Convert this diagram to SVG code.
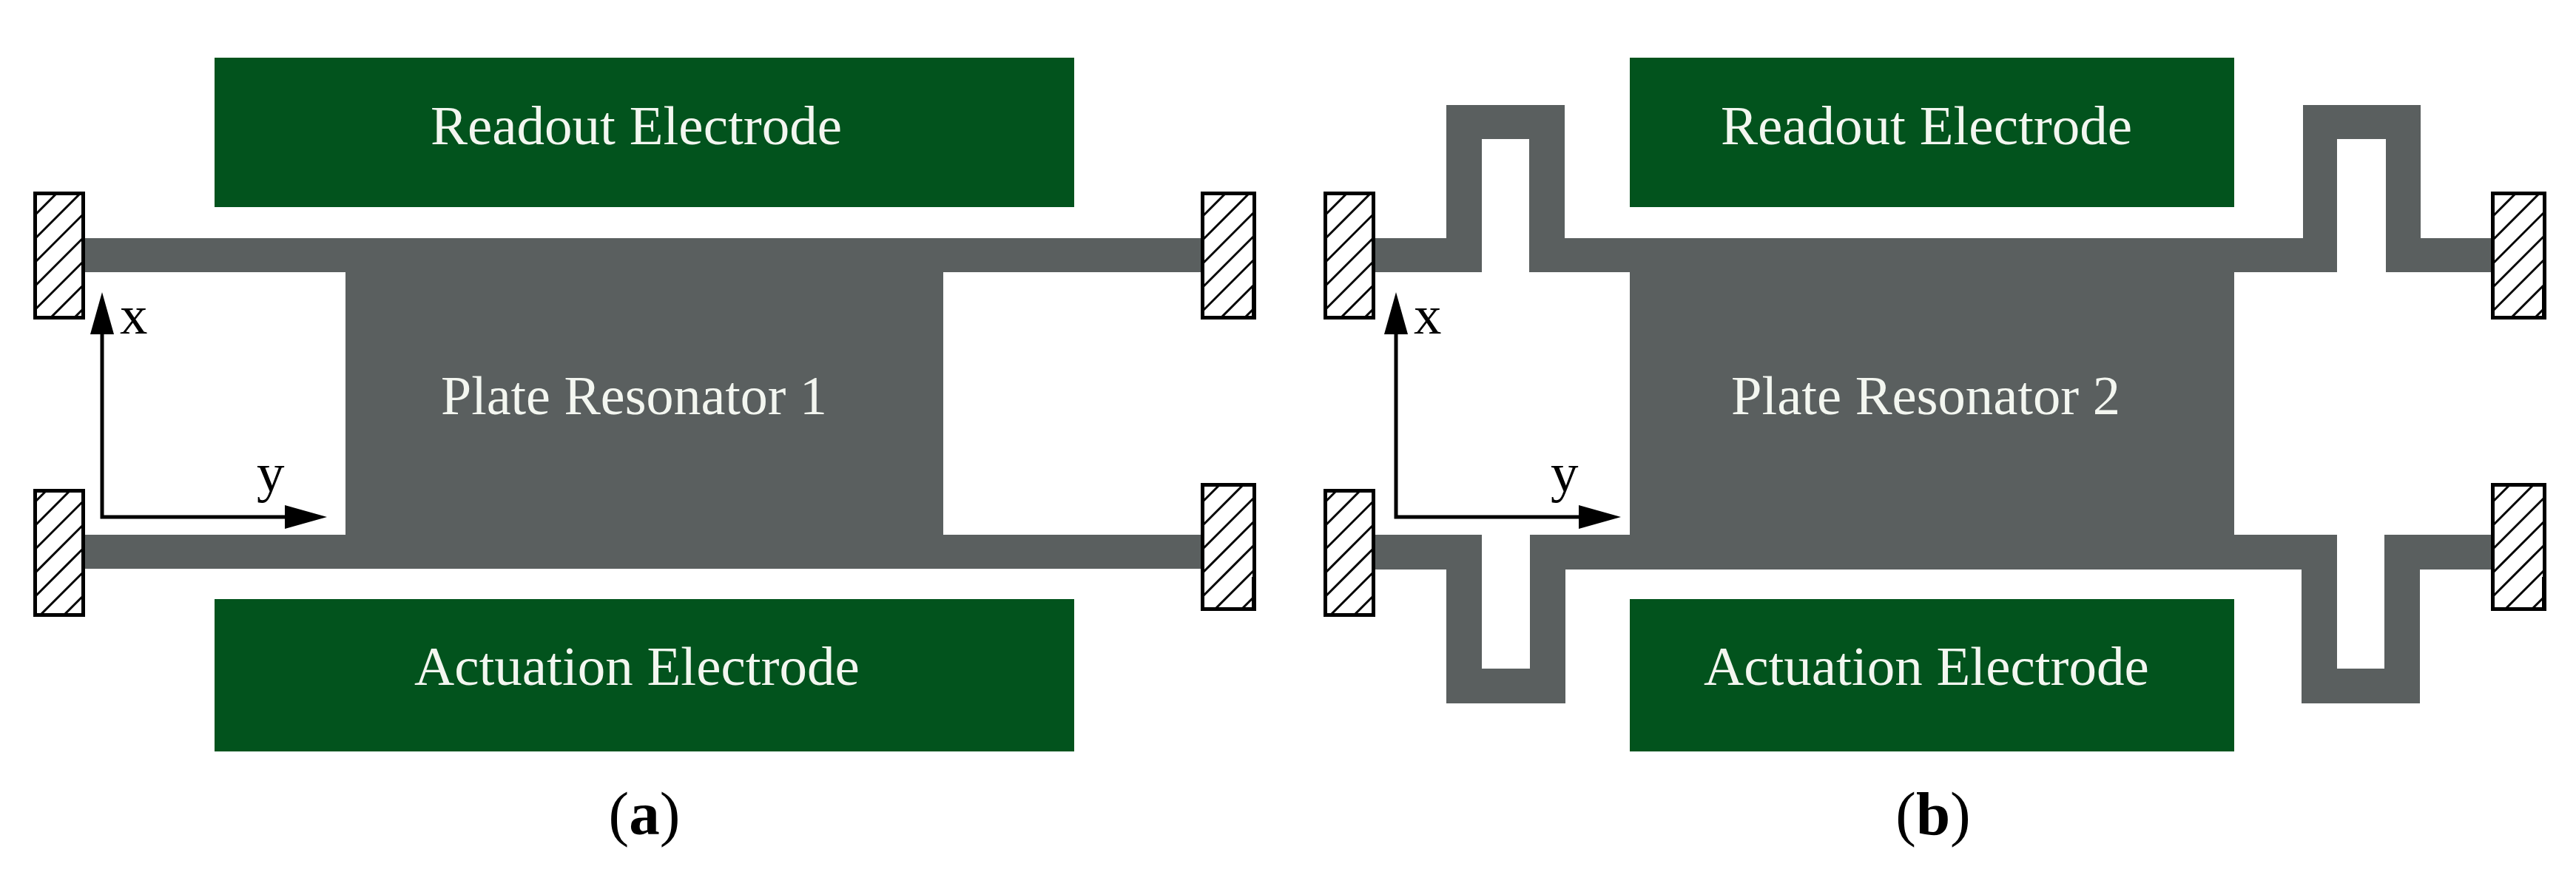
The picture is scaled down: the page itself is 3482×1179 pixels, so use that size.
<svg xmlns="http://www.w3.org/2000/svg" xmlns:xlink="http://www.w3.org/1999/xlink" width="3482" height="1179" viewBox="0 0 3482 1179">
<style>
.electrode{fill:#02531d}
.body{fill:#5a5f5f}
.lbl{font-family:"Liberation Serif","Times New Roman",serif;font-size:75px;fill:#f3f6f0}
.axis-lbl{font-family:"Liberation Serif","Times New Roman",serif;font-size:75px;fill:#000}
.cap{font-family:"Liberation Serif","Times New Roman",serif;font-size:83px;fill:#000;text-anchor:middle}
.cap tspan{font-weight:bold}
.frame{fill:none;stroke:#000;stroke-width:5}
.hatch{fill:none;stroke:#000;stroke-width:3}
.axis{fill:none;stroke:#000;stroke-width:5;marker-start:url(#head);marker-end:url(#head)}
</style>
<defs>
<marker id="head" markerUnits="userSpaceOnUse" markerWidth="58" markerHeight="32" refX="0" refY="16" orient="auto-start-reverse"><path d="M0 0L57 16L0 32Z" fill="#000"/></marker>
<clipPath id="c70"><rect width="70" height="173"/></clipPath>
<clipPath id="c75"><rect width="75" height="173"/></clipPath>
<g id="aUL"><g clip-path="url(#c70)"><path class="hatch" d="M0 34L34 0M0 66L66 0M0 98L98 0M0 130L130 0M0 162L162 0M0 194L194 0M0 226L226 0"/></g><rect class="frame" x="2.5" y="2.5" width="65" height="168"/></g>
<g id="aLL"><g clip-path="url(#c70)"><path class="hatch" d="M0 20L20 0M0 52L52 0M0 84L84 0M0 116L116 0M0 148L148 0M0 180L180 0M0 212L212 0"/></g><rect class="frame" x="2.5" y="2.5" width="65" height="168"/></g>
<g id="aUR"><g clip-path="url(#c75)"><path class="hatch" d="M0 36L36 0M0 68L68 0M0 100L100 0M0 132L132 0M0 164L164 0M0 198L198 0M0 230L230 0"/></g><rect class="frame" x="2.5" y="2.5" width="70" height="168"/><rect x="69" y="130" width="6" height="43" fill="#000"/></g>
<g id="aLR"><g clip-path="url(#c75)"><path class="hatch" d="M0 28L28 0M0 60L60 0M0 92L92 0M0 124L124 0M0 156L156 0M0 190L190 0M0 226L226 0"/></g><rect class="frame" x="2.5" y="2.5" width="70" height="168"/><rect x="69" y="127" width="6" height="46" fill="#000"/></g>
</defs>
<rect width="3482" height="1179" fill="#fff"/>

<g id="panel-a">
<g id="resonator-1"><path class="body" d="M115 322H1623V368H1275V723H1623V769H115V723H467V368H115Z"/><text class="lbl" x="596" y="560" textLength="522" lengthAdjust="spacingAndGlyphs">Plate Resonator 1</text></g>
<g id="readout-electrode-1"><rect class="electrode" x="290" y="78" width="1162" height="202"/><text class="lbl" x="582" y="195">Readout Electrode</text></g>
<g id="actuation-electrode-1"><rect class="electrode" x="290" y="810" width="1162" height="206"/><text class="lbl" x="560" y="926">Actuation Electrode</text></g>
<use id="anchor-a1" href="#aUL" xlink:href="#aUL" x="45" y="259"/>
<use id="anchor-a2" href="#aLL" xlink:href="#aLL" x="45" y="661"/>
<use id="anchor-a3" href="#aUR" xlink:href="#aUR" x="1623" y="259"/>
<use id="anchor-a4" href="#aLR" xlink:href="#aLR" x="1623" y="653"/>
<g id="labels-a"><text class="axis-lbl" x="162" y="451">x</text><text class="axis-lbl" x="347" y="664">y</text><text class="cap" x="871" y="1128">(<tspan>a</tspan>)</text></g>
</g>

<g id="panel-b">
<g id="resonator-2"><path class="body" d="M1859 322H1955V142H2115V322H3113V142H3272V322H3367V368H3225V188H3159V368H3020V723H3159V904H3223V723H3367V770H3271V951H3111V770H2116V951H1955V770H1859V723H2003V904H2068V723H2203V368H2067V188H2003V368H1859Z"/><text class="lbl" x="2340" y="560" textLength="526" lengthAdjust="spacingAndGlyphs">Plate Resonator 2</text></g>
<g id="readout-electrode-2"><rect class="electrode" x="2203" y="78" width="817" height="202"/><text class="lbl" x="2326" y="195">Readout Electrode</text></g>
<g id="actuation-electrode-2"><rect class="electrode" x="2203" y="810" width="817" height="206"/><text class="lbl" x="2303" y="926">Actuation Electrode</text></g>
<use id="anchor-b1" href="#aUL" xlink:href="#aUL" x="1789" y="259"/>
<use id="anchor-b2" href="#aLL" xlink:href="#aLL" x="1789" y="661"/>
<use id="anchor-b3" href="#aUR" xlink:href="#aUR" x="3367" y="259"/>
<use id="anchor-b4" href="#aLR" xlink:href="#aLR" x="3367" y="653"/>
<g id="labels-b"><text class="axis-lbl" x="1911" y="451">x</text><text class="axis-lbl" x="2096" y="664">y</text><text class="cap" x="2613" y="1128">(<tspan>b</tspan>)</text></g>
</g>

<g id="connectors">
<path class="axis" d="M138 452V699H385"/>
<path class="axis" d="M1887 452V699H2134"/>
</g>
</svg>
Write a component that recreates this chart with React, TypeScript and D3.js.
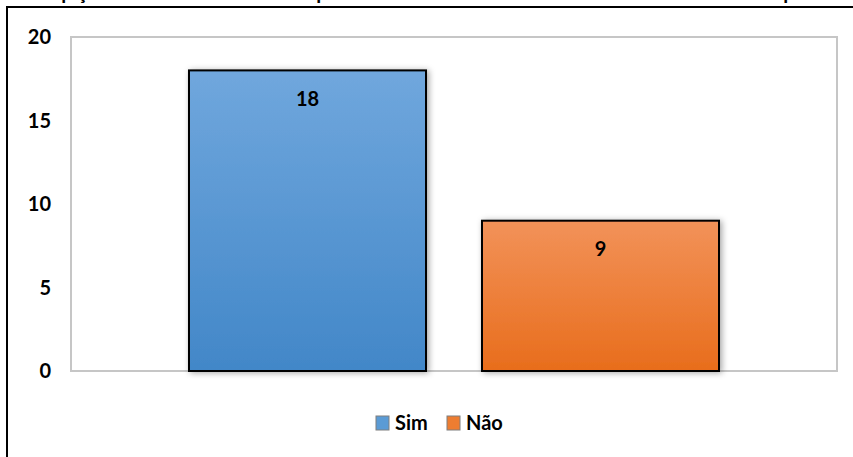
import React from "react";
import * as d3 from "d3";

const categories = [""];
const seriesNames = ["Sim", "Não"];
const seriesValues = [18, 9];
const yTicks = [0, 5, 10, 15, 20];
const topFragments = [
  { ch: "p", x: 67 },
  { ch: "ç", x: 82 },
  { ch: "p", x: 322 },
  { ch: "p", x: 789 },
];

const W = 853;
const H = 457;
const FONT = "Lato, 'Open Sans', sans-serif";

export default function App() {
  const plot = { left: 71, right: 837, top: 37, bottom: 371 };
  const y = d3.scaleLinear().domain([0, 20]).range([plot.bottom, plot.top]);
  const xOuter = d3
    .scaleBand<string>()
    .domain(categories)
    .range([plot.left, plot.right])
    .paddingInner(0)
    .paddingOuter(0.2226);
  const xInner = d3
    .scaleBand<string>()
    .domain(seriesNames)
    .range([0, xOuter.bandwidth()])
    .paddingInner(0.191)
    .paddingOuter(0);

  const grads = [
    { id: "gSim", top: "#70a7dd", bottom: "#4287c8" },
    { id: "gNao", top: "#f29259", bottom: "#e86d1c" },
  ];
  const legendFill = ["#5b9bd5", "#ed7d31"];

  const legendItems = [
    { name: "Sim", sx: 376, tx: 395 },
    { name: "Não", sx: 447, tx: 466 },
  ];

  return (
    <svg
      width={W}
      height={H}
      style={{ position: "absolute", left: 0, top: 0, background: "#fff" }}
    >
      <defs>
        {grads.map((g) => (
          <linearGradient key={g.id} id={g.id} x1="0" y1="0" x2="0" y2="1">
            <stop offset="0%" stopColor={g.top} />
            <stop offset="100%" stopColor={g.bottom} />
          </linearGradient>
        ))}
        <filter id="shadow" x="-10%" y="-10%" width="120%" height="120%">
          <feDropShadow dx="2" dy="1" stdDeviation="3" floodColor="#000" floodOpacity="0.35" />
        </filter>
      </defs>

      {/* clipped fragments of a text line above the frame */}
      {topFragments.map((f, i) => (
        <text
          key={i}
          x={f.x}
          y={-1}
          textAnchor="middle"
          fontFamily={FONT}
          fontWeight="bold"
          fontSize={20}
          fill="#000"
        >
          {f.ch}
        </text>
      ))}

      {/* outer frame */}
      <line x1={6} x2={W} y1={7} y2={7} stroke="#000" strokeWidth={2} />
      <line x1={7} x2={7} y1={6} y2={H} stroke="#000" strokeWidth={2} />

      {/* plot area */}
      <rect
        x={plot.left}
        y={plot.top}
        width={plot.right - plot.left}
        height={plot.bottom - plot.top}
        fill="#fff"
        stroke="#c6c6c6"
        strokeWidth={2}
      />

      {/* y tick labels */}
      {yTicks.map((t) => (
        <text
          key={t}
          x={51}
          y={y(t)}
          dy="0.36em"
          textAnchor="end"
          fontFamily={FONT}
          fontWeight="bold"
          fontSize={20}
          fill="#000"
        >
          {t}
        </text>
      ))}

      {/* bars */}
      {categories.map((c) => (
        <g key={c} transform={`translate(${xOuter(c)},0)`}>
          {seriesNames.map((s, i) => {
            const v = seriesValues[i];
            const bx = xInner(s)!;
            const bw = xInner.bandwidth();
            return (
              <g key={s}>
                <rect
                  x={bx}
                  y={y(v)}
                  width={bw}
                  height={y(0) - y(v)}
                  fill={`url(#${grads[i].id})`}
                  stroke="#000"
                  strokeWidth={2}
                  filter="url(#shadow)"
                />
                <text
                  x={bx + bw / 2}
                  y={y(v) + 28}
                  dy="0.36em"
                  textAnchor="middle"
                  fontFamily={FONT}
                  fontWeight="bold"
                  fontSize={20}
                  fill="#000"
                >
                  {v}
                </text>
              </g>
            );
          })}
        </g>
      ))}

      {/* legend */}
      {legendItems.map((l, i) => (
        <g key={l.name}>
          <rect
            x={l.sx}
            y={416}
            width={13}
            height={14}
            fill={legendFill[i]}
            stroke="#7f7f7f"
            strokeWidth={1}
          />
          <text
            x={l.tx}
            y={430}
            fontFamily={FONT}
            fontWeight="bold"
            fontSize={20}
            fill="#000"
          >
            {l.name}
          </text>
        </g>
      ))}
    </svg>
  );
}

Requirement
Extract each line holding the string "this".

Task result
Convert this diagram to SVG code.
Write a component that recreates this chart with React, TypeScript and D3.js.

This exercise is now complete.